La Voz de Galicia

Lo he comprobado muchas veces: quien no escucha, inventa. A menudo, sin maldad por medio, solo por incapacidad física, como le ocurría a mi padre, que perdió la audición siendo muy joven. Un día me lo encontré viendo una película con la familia. Se lo estaba pasando en grande. Reía y, al verme llegar, quiso hacerme partícipe de lo que tanta gracia le causaba y empezó a contarme la película. Miré a los demás. Nadie dijo nada. Yo había visto aquella película y sabía que el argumento difería mucho del relato de mi padre, que solo podía verla, pero no oírla, de modo que se la inventaba a partir de lo que las imágenes le permitían intuir. También se inventaba a veces lo que le decían, para evitar que el otro repitiera o gritara, para hacer más fluido el diálogo. De esa experiencia universal provienen expresiones como «diálogo de sordos». O refranes: «No hay peor sordo que el que no quiere oír».
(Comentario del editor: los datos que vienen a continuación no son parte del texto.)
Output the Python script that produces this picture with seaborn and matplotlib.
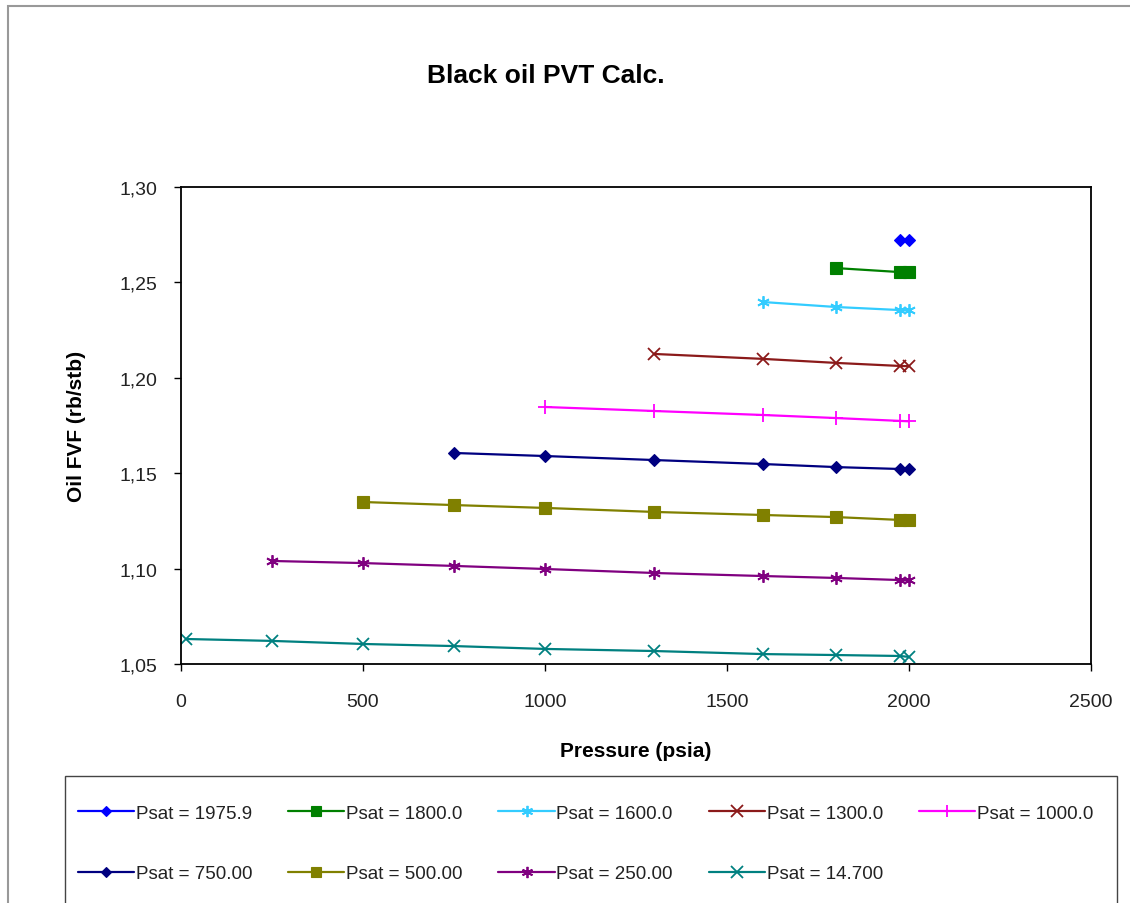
import seaborn as sns
import matplotlib.pyplot as plt
import pandas as pd
from matplotlib.patches import Rectangle
from matplotlib.ticker import FuncFormatter

# pressure steps used in the table (psia)
pressure = [14.7, 250, 500, 750, 1000, 1300, 1600, 1800, 1975.9, 2000]

# oil FVF for each saturation pressure, from Psat up to 2000 psia
psat_labels = ['Psat = 1975.9', 'Psat = 1800.0', 'Psat = 1600.0', 'Psat = 1300.0',
               'Psat = 1000.0', 'Psat = 750.00', 'Psat = 500.00', 'Psat = 250.00',
               'Psat = 14.700']
bo_1975 = [1.2722, 1.2721]
bo_1800 = [1.2575, 1.2554, 1.2553]
bo_1600 = [1.2397, 1.2371, 1.2355, 1.2354]
bo_1300 = [1.2125, 1.2099, 1.2078, 1.2062, 1.2061]
bo_1000 = [1.1847, 1.1826, 1.1805, 1.1789, 1.1774, 1.1772]
bo_750 = [1.1606, 1.1590, 1.1569, 1.1548, 1.1532, 1.1522, 1.1521]
bo_500 = [1.1349, 1.1333, 1.1318, 1.1297, 1.1281, 1.1270, 1.1255, 1.1254]
bo_250 = [1.1040, 1.1029, 1.1014, 1.0998, 1.0977, 1.0961, 1.0951, 1.0940, 1.0939]
bo_14 = [1.0631, 1.0621, 1.0605, 1.0594, 1.0579, 1.0568, 1.0552, 1.0547, 1.0542, 1.0537]
all_bo = [bo_1975, bo_1800, bo_1600, bo_1300, bo_1000, bo_750, bo_500, bo_250, bo_14]

colors = ['#0000FF', '#008000', '#33CCFF', '#8B1A1A', '#FF00FF',
          '#000080', '#808000', '#800080', '#008080']
markers = ['D', 's', (6, 2, 0), 'x', '+', 'D', 's', (6, 2, 0), 'x']
msizes = [6, 8, 9, 9, 10, 6, 8, 9, 9]

rows = []
for lab, bo in zip(psat_labels, all_bo):
    for p, b in zip(pressure[-len(bo):], bo):
        rows.append({'Pressure': p, 'Bo': b, 'Psat': lab})
df = pd.DataFrame(rows)

sns.set_style('white')
plt.rcParams['font.family'] = ['Liberation Sans', 'DejaVu Sans']
plt.rcParams['text.color'] = 'black'
plt.rcParams['axes.labelcolor'] = 'black'

fig = plt.figure(figsize=(11.3, 9.04), dpi=100)
ax = fig.add_axes([181/1130, 1-665/904, (1091-181)/1130, (665-188)/904])

sns.lineplot(data=df, x='Pressure', y='Bo', hue='Psat', style='Psat',
             hue_order=psat_labels, style_order=psat_labels,
             palette=dict(zip(psat_labels, colors)),
             markers=dict.fromkeys(psat_labels, 'o'), dashes=False,
             linewidth=1.6, ax=ax)

# excel-like markers (set after seaborn, it refuses mixing filled and line-art)
def fix_line(line, i, scale=1.0):
    c = colors[i]
    line.set_color(c)
    line.set_marker(markers[i])
    line.set_markeredgecolor(c)
    line.set_markerfacecolor(c)
    line.set_markersize(msizes[i] * scale)
    if markers[i] in ('D', 's'):
        line.set_markeredgewidth(0.8)
    else:
        line.set_markeredgewidth(1.3)

for i, line in enumerate(ax.lines[:len(psat_labels)]):
    fix_line(line, i)

handles, labels = ax.get_legend_handles_labels()
ax.get_legend().remove()
for i, h in enumerate(handles):
    fix_line(h, i, 0.9)

ax.set_xlim(0, 2500)
ax.set_ylim(1.05, 1.30)
ax.set_xticks([0, 500, 1000, 1500, 2000, 2500])
ax.set_yticks([1.05, 1.10, 1.15, 1.20, 1.25, 1.30])
ax.yaxis.set_major_formatter(FuncFormatter(lambda v, pos: f'{v:.2f}'.replace('.', ',')))
ax.tick_params(axis='both', direction='out', length=5, width=1, labelsize=14,
               bottom=True, left=True, colors='black', labelcolor='#222222')
ax.tick_params(axis='x', pad=16)
ax.tick_params(axis='y', pad=12)
for s in ax.spines.values():
    s.set_color('black')
    s.set_linewidth(1.3)

ax.set_xlabel('Pressure (psia)', fontsize=15, fontweight='bold', labelpad=22)
ax.set_ylabel('Oil FVF (rb/stb)', fontsize=15, fontweight='bold', labelpad=24)
fig.text(546/1130, 1-76/904, 'Black oil PVT Calc.', fontsize=19,
         fontweight='bold', ha='center', va='center')

# legend: row-major order in 5 columns
order = [0, 5, 1, 6, 2, 7, 3, 8, 4]
fig.legend([handles[i] for i in order], [labels[i] for i in order],
           loc='upper left', bbox_to_anchor=(61/1130, 1-789/904), ncol=5,
           frameon=False, fontsize=13.5, handlelength=3.0, handletextpad=0.1,
           columnspacing=1.9, labelspacing=2.3, labelcolor='#222222')
fig.patches.append(Rectangle((65/1130, -0.02), (1117-65)/1130, (904-777)/904+0.02,
                             transform=fig.transFigure, fill=False,
                             edgecolor='#444444', linewidth=1.0))
# outer chart border
fig.patches.append(Rectangle((8/1130, -0.02), 1.05, 1-7/904+0.02,
                             transform=fig.transFigure, fill=False,
                             edgecolor='#999999', linewidth=1.5))

fig.savefig('out.png', dpi=100)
El proverbio hace referencia a sorderas más dañinas que la física: aquella que no quiere ver las señales que la realidad emite o aquella que se aturde aposta con mil ruidos, se embarulla -nunca mejor dicho- y termina por no distinguir el gruñido del argumento. Quizá nunca se haya dado tanto riesgo de sordera por aturdimiento como en nuestra época. Alguien decía esta semana que la gente normal no se entera de nada importante. Me quedé con la frase, no leí más. No sé si culpaba a la otra gente por ocultación o a la normal por estupidez. Probablemente concurren ambas causas: unos ocultan a base de producir un exceso espantoso de información y entretenimiento de ínfima calidad y otros no nos enteramos porque la atención se nos desparrama como el agua en un cesto, móvil abajo.